To be done: Write out, word for word, every line from the first one through the line that holds "ax2.set_yticks(range(0, 50, 5))", and nothing else; skip the pictures.

* BEGIN Dataset extract *

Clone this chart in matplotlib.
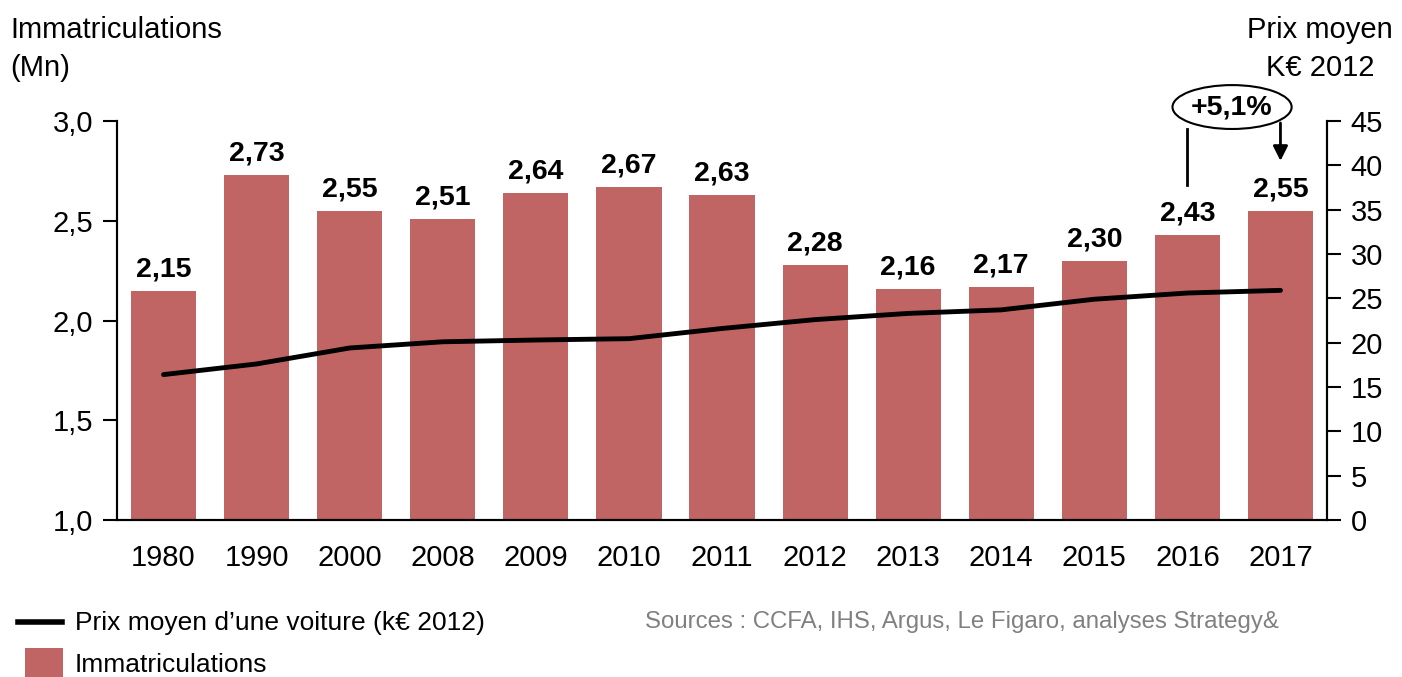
import matplotlib.pyplot as plt
from matplotlib.patches import Ellipse, Rectangle
from matplotlib.lines import Line2D

plt.rcParams['font.family'] = ['Liberation Sans', 'DejaVu Sans']

annees = ['1980', '1990', '2000', '2008', '2009', '2010', '2011',
          '2012', '2013', '2014', '2015', '2016', '2017']
immatriculations = [2.15, 2.73, 2.55, 2.51, 2.64, 2.67, 2.63,
                    2.28, 2.16, 2.17, 2.30, 2.43, 2.55]
prix_moyen = [16.4, 17.6, 19.4, 20.1, 20.3, 20.45, 21.6,
              22.6, 23.3, 23.7, 24.9, 25.6, 25.9]

rouge = '#C06464'
W, H = 1402, 677

fig = plt.figure(figsize=(W / 100, H / 100), dpi=100)
ax = fig.add_axes([117 / W, 1 - 520 / H, (1327 - 117) / W, (520 - 121) / H])
ax2 = ax.twinx()

x = list(range(len(annees)))
ax.bar(x, [v - 1.0 for v in immatriculations], bottom=1.0, width=0.7,
       color=rouge, zorder=2)
for xi, v in zip(x, immatriculations):
    ax.annotate(f'{v:.2f}'.replace('.', ','), (xi, v), xytext=(0, 6),
                textcoords='offset points', ha='center', va='bottom',
                fontsize=20.5, fontweight='bold')

ax2.plot(x, prix_moyen, color='black', lw=3.5, solid_capstyle='round')

ax.set_xlim(-0.5, 12.5)
ax.set_ylim(1.0, 3.0)
ax.set_yticks([1.0, 1.5, 2.0, 2.5, 3.0])
ax.set_yticklabels(['1,0', '1,5', '2,0', '2,5', '3,0'])
ax.set_xticks(x)
ax.set_xticklabels(annees)
ax2.set_ylim(0, 45)
ax2.set_yticks(range(0, 50, 5))

for a in (ax, ax2):
    a.spines['top'].set_visible(False)
    a.tick_params(labelsize=21, width=1.5, length=10, direction='out', pad=7)
    for s in a.spines.values():
        s.set_linewidth(1.5)
ax.tick_params(axis='x', length=0, pad=17)

# en-tetes des axes
fig.text(10 / W, 1 - 16 / H, 'Immatriculations\n(Mn)', ha='left', va='top',
         fontsize=21, linespacing=1.45)
fig.text(1320 / W, 1 - 16 / H, 'Prix moyen\nK€ 2012', ha='center', va='top',
         fontsize=21, linespacing=1.45)

# annotation +5,1%
ax.add_patch(Ellipse((11.48, 3.07), 1.28, 0.22, facecolor='white',
                     edgecolor='black', lw=1.5, clip_on=False, zorder=5))
ax.text(11.48, 3.07, '+5,1%', ha='center', va='center', fontsize=20.5,
        fontweight='bold', zorder=6)
ax.plot([11, 11], [2.96, 2.68], color='black', lw=2, clip_on=False)
ax.annotate('', xy=(12, 2.80), xytext=(12, 2.99),
            arrowprops=dict(arrowstyle='-|>', color='black', lw=2,
                            mutation_scale=22, shrinkA=0, shrinkB=0),
            annotation_clip=False)

# legende
fig.add_artist(Line2D([18 / W, 62 / W], [1 - 622 / H, 1 - 622 / H],
                      color='black', lw=4))
fig.text(75 / W, 1 - 623 / H, 'Prix moyen d\u2019une voiture (k€ 2012)',
         ha='left', va='center', fontsize=19)
fig.add_artist(Rectangle((25 / W, 1 - 678 / H), 38 / W, 30 / H,
                         facecolor=rouge, edgecolor='none'))
fig.text(75 / W, 1 - 665 / H, 'Immatriculations', ha='left', va='center',
         fontsize=19)
fig.text(645 / W, 1 - 622 / H,
         'Sources : CCFA, IHS, Argus, Le Figaro, analyses Strategy&',
         ha='left', va='center', fontsize=17.3, color='#808080')

fig.savefig('out.png', dpi=100)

* END Dataset extract *

Result:
Clone this chart in matplotlib.
import matplotlib.pyplot as plt
from matplotlib.patches import Ellipse, Rectangle
from matplotlib.lines import Line2D

plt.rcParams['font.family'] = ['Liberation Sans', 'DejaVu Sans']

annees = ['1980', '1990', '2000', '2008', '2009', '2010', '2011',
          '2012', '2013', '2014', '2015', '2016', '2017']
immatriculations = [2.15, 2.73, 2.55, 2.51, 2.64, 2.67, 2.63,
                    2.28, 2.16, 2.17, 2.30, 2.43, 2.55]
prix_moyen = [16.4, 17.6, 19.4, 20.1, 20.3, 20.45, 21.6,
              22.6, 23.3, 23.7, 24.9, 25.6, 25.9]

rouge = '#C06464'
W, H = 1402, 677

fig = plt.figure(figsize=(W / 100, H / 100), dpi=100)
ax = fig.add_axes([117 / W, 1 - 520 / H, (1327 - 117) / W, (520 - 121) / H])
ax2 = ax.twinx()

x = list(range(len(annees)))
ax.bar(x, [v - 1.0 for v in immatriculations], bottom=1.0, width=0.7,
       color=rouge, zorder=2)
for xi, v in zip(x, immatriculations):
    ax.annotate(f'{v:.2f}'.replace('.', ','), (xi, v), xytext=(0, 6),
                textcoords='offset points', ha='center', va='bottom',
                fontsize=20.5, fontweight='bold')

ax2.plot(x, prix_moyen, color='black', lw=3.5, solid_capstyle='round')

ax.set_xlim(-0.5, 12.5)
ax.set_ylim(1.0, 3.0)
ax.set_yticks([1.0, 1.5, 2.0, 2.5, 3.0])
ax.set_yticklabels(['1,0', '1,5', '2,0', '2,5', '3,0'])
ax.set_xticks(x)
ax.set_xticklabels(annees)
ax2.set_ylim(0, 45)
ax2.set_yticks(range(0, 50, 5))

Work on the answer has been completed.